Give only the count of lines containing "React".
● ● ● ● ● ● ●
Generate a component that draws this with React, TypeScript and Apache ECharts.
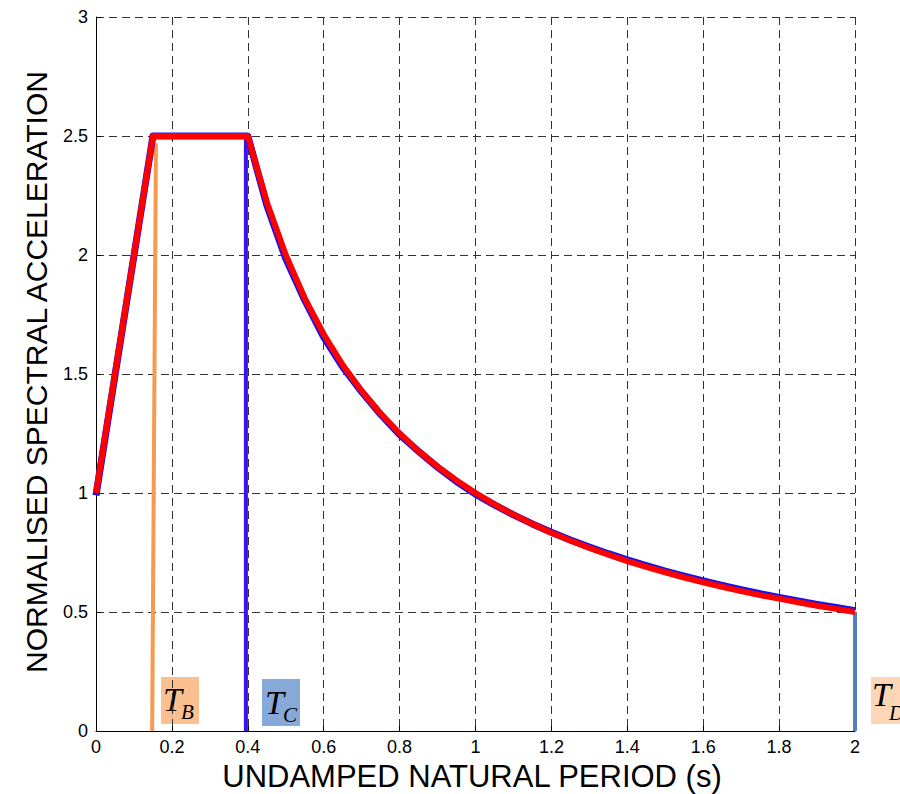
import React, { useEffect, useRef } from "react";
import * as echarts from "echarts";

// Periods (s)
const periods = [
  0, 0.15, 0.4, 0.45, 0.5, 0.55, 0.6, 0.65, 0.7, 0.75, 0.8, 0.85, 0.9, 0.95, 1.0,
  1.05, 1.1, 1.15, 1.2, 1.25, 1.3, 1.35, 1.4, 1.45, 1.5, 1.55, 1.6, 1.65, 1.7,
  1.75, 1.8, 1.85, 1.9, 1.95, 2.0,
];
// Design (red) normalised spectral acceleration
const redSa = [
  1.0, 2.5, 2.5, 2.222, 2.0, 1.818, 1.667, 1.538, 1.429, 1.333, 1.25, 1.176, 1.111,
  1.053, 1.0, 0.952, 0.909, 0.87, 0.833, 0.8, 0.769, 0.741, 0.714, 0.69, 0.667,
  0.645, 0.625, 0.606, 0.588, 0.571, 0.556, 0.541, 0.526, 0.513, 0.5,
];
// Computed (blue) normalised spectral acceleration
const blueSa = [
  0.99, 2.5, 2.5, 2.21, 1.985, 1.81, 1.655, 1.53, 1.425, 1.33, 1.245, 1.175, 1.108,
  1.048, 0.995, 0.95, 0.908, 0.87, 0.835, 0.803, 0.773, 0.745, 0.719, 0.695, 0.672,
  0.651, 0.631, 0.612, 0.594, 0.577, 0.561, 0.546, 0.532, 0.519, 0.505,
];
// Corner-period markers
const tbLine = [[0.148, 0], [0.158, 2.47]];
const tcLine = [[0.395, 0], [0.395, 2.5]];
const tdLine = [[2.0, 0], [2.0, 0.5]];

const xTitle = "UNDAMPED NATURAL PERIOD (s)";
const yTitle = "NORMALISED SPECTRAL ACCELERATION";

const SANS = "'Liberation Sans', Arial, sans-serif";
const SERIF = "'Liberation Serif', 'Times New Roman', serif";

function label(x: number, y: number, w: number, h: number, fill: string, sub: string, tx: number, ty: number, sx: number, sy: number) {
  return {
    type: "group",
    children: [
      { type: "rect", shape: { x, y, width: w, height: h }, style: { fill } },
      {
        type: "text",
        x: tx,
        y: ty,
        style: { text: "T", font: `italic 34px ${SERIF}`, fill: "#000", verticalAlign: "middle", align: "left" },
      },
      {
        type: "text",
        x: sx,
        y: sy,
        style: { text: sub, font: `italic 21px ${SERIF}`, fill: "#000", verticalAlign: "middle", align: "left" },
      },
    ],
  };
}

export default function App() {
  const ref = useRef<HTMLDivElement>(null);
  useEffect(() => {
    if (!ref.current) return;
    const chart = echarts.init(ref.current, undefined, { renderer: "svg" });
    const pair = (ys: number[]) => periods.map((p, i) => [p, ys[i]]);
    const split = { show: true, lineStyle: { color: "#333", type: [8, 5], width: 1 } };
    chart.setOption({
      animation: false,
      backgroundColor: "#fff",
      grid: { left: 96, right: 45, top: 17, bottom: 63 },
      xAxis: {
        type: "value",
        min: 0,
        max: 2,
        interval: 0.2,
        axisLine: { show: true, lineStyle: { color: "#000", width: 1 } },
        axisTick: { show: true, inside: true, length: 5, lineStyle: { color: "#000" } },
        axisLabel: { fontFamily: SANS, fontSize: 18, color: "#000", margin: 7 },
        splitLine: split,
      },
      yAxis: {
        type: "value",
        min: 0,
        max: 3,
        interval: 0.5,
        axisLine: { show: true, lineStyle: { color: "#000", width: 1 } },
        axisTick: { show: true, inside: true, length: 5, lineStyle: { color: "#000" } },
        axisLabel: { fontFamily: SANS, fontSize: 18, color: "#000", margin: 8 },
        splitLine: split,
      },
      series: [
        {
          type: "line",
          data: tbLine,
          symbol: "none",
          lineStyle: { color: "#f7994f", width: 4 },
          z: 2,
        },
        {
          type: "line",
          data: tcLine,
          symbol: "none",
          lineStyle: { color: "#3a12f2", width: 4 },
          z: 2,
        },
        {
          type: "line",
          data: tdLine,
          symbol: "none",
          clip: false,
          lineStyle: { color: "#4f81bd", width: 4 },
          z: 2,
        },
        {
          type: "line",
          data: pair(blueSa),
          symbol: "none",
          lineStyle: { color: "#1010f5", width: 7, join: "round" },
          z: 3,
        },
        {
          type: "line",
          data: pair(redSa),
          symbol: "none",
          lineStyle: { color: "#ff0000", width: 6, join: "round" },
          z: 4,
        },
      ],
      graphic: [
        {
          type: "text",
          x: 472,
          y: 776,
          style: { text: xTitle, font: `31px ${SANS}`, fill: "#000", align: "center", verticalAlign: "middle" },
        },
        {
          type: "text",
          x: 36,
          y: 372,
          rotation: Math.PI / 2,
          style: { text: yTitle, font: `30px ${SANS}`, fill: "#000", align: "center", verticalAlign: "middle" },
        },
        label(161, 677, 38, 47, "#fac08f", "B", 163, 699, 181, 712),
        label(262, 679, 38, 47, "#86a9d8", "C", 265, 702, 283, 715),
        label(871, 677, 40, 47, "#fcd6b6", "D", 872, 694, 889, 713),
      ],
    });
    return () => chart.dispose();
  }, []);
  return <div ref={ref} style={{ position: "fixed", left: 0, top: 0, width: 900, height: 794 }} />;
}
● ● ● ● ● ● ●
Written answer: 2